Overdraft fees are sparked when a customer overdraws their checking account by making a purchase with their debit card and the bank covers the transaction instead of denying it, while non-sufficient fund (NSF) fees kick in when a check or automatic payment overdraws the account.
Depending on the bank, the average amount spent on these fees can be as low as $147 per year and can go all the way up to $298. And banks aren’t complaining, with overdraft and non-sufficient fund fees making up 60% or more of consumer checking account fee revenue, the CFPB estimated.
As a result of a 2010 Federal Reserve rule aimed at improving the transparency of overdraft programs, banks are required to automatically opt customers out of overdraft protection unless they voluntarily opt in to the program. At certain banks, opt-in rates are as high as 40%, while others have rates of 10% or lower.
Yet, policies still vary widely from bank to bank — often making it hard to understand the risks and costs associated with an overdraft program. Some banks limit the number of overdraft fees a customer can incur in one day to two while some allow as many as 12; some won’t charge fees if an account was overdrawn by less than $5 while some charge fees on every transaction; and some order transactions in a way that maximizes overdraft fees while others minimize fees. The limits on the amount of money that overdraft protection will cover can also vary.

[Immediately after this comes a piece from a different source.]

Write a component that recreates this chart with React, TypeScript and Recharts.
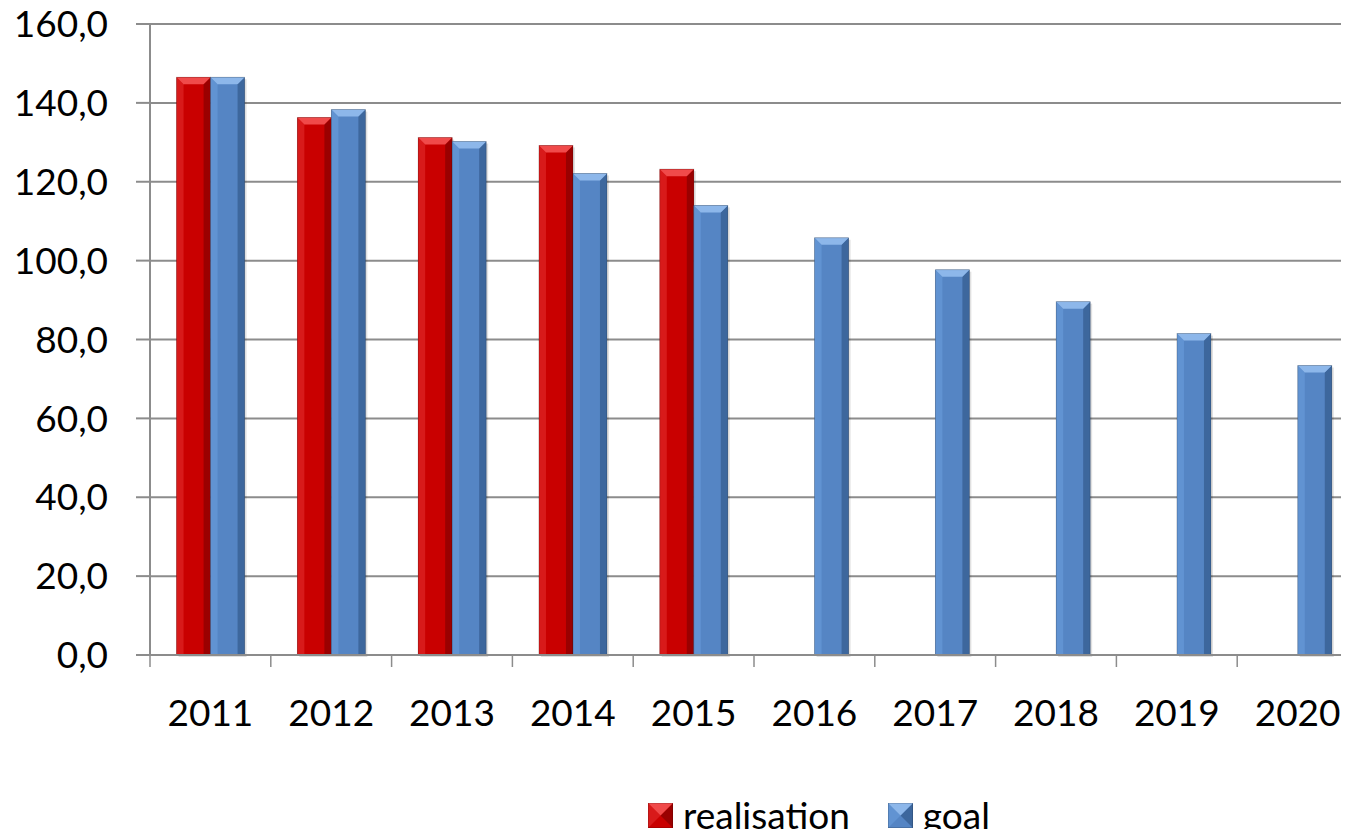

Customers who opt in typically do so because they would rather pay an overdraft fee than risk having a crucial payment — like rent — or an emergency transaction denied by the bank. But these customers often end up paying a lot more than one fee as it becomes harder to get back on track with bills or payments.
While one in five checking account customers overdraw their account, many are often repeat offenders — spending far more than the average overdrafter.
They are also more likely to have an account closed for bad behavior. At some banks in the study, involuntary bank account closure rates were more than twice as high for customers who enrolled in overdraft services.
After the federal opt-in requirement took effect in 2010, chronic overdrafters that decided not to opt in to overdraft protection saved an average of more than $450 in fees during the first six months.
The CFPB said it is assessing the costs and risks that overdraft services pose to consumers and is still determining what its next step will be.
“Consumers need to be able to anticipate and avoid unnecessary fees on their checking accounts,” CFPB Director Richard Cordray said in a statement. “But we are concerned that some overdraft practices may increase consumer costs beyond reasonable expectations.”